Expressionism specialist, venerable German conductor Bernard Kontarsky inspired the 80 or so players of the very able Opéra de Lyon orchestra to achieve the opulence of this degenerate, spellbinding music. It was surely more pleasurable for these players (having the immense satisfaction of meeting a formidable challenge) than for us spectators who had the onerous challenge of relating the score to the dramatic conventions of silent film.

When not actual imitation silent film footage the scenery itself was mostly in the black and white (and many shades of gray) tonalities of silent film. Even the 44 members of the Opéra de Lyon chorus were costumed in black and white.

Meanwhile three itinerant, arsonist musicians whose instruments doubled as phalli, and their chef Christobald, once engaged to Lola (those thirty long years ago) have rampaged the countryside setting fires. They incinerate, finally, after all these years, the chateau. There is lots and lots of real flame, imitating at last the spectacle of real, live opera!

In the end the very weird count Heinrich kills the illegitimate Peter and falls dead, gloriously. Eva, the village girl, having embraced Lola’s dead son, falls dead too. That’s all folks.

Peter sitting in front of Old Lola’s refreshment stand.

But just maybe Schreker’s opera is not stage director David Bösch’s silent movie after all.
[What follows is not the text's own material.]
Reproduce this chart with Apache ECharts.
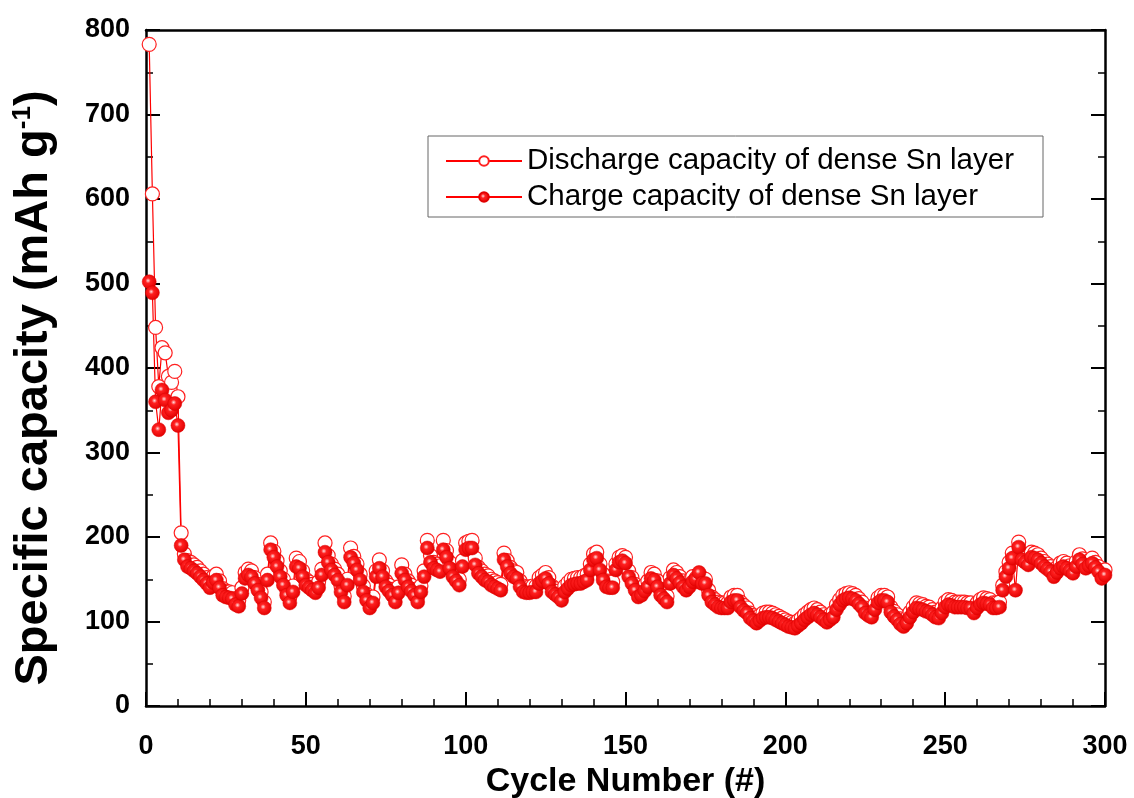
<!DOCTYPE html>
<html>
<head>
<meta charset="utf-8">
<script src="https://cdn.jsdelivr.net/npm/echarts@6/dist/echarts.min.js"></script>
<style>
  html, body { margin: 0; padding: 0; background: #fff; }
  #chart { width: 1134px; height: 798px; }
</style>
</head>
<body>
<div id="chart"></div>
<script>
const cycles = Array.from({ length: 300 }, (_, i) => i + 1);

const dischargeCapacity = [
  783, 606, 448, 378, 424, 418, 390, 383, 396, 366,
  205, 180, 172, 170, 167, 164, 160, 156, 152, 147,
  153, 156, 148, 139, 136, 135, 134, 127, 125, 140,
  158, 162, 160, 152, 144, 135, 123, 156, 193, 183,
  172, 160, 150, 138, 129, 142, 175, 171, 160, 150,
  147, 144, 141, 147, 162, 193, 178, 168, 162, 156,
  142, 130, 150, 187, 177, 168, 156, 142, 132, 123,
  129, 160, 173, 160, 148, 143, 138, 130, 141, 167,
  156, 148, 143, 138, 130, 142, 160, 196, 178, 170,
  168, 166, 196, 184, 170, 160, 155, 150, 172, 193,
  195, 196, 175, 164, 160, 156, 154, 150, 148, 146,
  144, 181, 172, 164, 160, 158, 148, 142, 141, 141,
  142, 142, 152, 155, 158, 152, 142, 139, 136, 132,
  142, 146, 150, 151, 152, 152, 154, 156, 168, 180,
  182, 168, 156, 148, 147, 147, 168, 176, 178, 176,
  160, 152, 144, 136, 138, 143, 148, 158, 156, 148,
  138, 134, 130, 152, 161, 158, 153, 148, 144, 148,
  153, 151, 147, 152, 150, 137, 129, 126, 123, 122,
  122, 122, 129, 131, 131, 123, 119, 116, 110, 107,
  104, 107, 110, 111, 111, 110, 108, 106, 104, 102,
  100, 99, 98, 101, 104, 108, 111, 114, 116, 114,
  111, 108, 105, 108, 111, 120, 126, 131, 133, 134,
  133, 131, 127, 123, 116, 113, 111, 120, 128, 131,
  131, 129, 117, 112, 108, 103, 100, 104, 111, 117,
  122, 121, 120, 118, 117, 114, 111, 110, 116, 123,
  126, 125, 123, 123, 123, 123, 122, 122, 116, 122,
  126, 128, 127, 126, 122, 122, 123, 143, 159, 170,
  181, 176, 194, 180, 176, 173, 182, 181, 179, 175,
  171, 168, 165, 159, 164, 169, 171, 169, 166, 163,
  171, 179, 174, 169, 172, 175, 170, 165, 157, 161,
];

const chargeCapacity = [
  502, 489, 360, 327, 374, 362, 347, 350, 358, 332,
  190, 173, 165, 163, 160, 157, 153, 149, 145, 140,
  146, 149, 140, 131, 129, 128, 127, 120, 118, 133,
  151, 155, 153, 145, 137, 128, 116, 149, 185, 176,
  165, 153, 143, 131, 122, 135, 165, 163, 153, 143,
  140, 137, 134, 140, 155, 182, 170, 161, 155, 149,
  135, 123, 143, 176, 169, 161, 149, 135, 125, 116,
  122, 153, 163, 153, 141, 136, 131, 123, 134, 157,
  149, 141, 136, 131, 123, 135, 153, 187, 170, 163,
  161, 159, 185, 176, 163, 153, 148, 143, 165, 185,
  187, 187, 167, 157, 153, 149, 147, 143, 141, 139,
  137, 173, 165, 157, 153, 151, 141, 135, 134, 134,
  135, 135, 145, 148, 151, 145, 135, 132, 129, 125,
  135, 139, 143, 144, 145, 145, 147, 149, 161, 173,
  175, 161, 149, 141, 140, 140, 161, 170, 172, 169,
  153, 145, 137, 129, 131, 136, 141, 151, 149, 141,
  131, 127, 123, 145, 155, 151, 146, 141, 137, 141,
  147, 150, 158, 145, 145, 131, 123, 120, 117, 116,
  116, 116, 123, 125, 125, 117, 113, 110, 104, 101,
  98, 101, 104, 105, 105, 104, 102, 100, 98, 96,
  94, 93, 92, 95, 98, 102, 105, 108, 110, 108,
  105, 102, 99, 102, 105, 114, 120, 125, 127, 128,
  127, 125, 121, 117, 110, 107, 105, 114, 122, 125,
  125, 123, 111, 106, 102, 97, 94, 98, 105, 111,
  116, 115, 114, 112, 111, 108, 105, 104, 110, 117,
  120, 119, 117, 117, 117, 117, 116, 116, 110, 116,
  120, 122, 121, 120, 116, 116, 117, 137, 153, 163,
  175, 137, 188, 173, 170, 167, 176, 175, 173, 169,
  165, 162, 159, 153, 158, 163, 165, 163, 160, 157,
  165, 173, 168, 163, 166, 169, 164, 159, 151, 155,
];

const xTicks = [0, 50, 100, 150, 200, 250, 300];
const yTicks = [0, 100, 200, 300, 400, 500, 600, 700, 800];

const chart = echarts.init(document.getElementById("chart"));

const labelFont = {
  fontFamily: "'Liberation Sans', Arial, sans-serif",
  fontWeight: "bold",
  color: "#000",
};

// filled markers get a small highlight like the original plot
const ballColor = {
  type: "radial",
  x: 0.42,
  y: 0.42,
  r: 0.6,
  colorStops: [
    { offset: 0, color: "#ffe0e0" },
    { offset: 0.3, color: "#ff2020" },
    { offset: 1, color: "#e00000" },
  ],
};

const axisLine = { show: true, onZero: false, lineStyle: { color: "#000", width: 2.5 } };
const majorTick = { show: true, inside: true, length: 14, lineStyle: { color: "#000", width: 2 } };
const minorTick = (n) => ({ show: true, splitNumber: n, length: 7, lineStyle: { color: "#000", width: 1.5 } });

chart.setOption({
  animation: false,
  backgroundColor: "#fff",
  grid: { left: 146, right: 29, top: 30, bottom: 92, outerBoundsMode: "none", containLabel: false },
  legend: {
    orient: "vertical",
    left: 428,
    top: 136,
    padding: [10, 29, 5, 17],
    itemGap: 6,
    itemWidth: 76,
    itemHeight: 12,
    borderColor: "#666",
    borderWidth: 1,
    textStyle: {
      fontFamily: "'Liberation Sans', Arial, sans-serif",
      fontSize: 29.5,
      color: "#000",
    },
    data: ["Discharge capacity of dense Sn layer", "Charge capacity of dense Sn layer"],
  },
  xAxis: [
    {
      type: "value",
      min: 0,
      max: 300,
      interval: 50,
      name: "Cycle Number (#)",
      nameLocation: "middle",
      nameGap: 48,
      nameTextStyle: { ...labelFont, fontSize: 34 },
      axisLine: axisLine,
      axisTick: majorTick,
      minorTick: minorTick(5),
      splitLine: { show: false },
      axisLabel: {
        ...labelFont,
        fontSize: 27,
        margin: 27,
        formatter: (v) => (xTicks.includes(v) ? String(v) : ""),
      },
    },
    {
      type: "value",
      position: "top",
      min: 0,
      max: 300,
      interval: 50,
      axisLine: axisLine,
      axisTick: { show: false },
      axisLabel: { show: false },
      splitLine: { show: false },
    },
  ],
  yAxis: [
    {
      type: "value",
      position: "left",
      min: 0,
      max: 800,
      interval: 100,
      name: "{a|Specific capacity (mAh g}{s|-1}{a|)}",
      nameLocation: "middle",
      nameGap: 88,
      nameRotate: 90,
      nameTextStyle: {
        padding: [0, 40, 0, 0],
        rich: {
          a: { ...labelFont, fontSize: 47 },
          s: { ...labelFont, fontSize: 26, verticalAlign: "top", padding: [0, 0, 22, 0] },
        },
      },
      axisLine: axisLine,
      axisTick: majorTick,
      minorTick: minorTick(2),
      splitLine: { show: false },
      axisLabel: {
        ...labelFont,
        fontSize: 27,
        margin: 16,
        formatter: (v) => (yTicks.includes(v) ? String(v) : ""),
      },
    },
    {
      type: "value",
      position: "right",
      min: 0,
      max: 800,
      interval: 100,
      axisLine: axisLine,
      axisTick: majorTick,
      minorTick: minorTick(2),
      axisLabel: { show: false },
      splitLine: { show: false },
    },
  ],
  series: [
    {
      name: "Discharge capacity of dense Sn layer",
      type: "line",
      data: cycles.map((c, i) => [c, dischargeCapacity[i]]),
      symbol: "circle",
      symbolSize: 14,
      lineStyle: { color: "#ff0000", width: 1.2 },
      itemStyle: { color: "#fff", borderColor: "#ff2020", borderWidth: 1.2 },
    },
    {
      name: "Charge capacity of dense Sn layer",
      type: "line",
      data: cycles.map((c, i) => [c, chargeCapacity[i]]),
      symbol: "circle",
      symbolSize: 14,
      lineStyle: { color: "#ff0000", width: 1.2 },
      itemStyle: { color: ballColor, borderColor: "#e00000", borderWidth: 0.5 },
    },
  ],
});

window.addEventListener("resize", () => chart.resize());
</script>
</body>
</html>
The massiveness of conductor Kontarsky’s orchestra generally overwhelmed the singers. Canadian soprano Amber Braid as Eva did however sail above the continuum with effective, Straussian delivery. Tenor Tobias Hächler, from the Kassel Opera [a city in the north of Germany] rallied as well, effectively portraying the very weird count Heinrich. German baritone Julian Ortishaussen as Lola’s son Peter gave an admirable, very physical performance of this obsessed and doomed young man.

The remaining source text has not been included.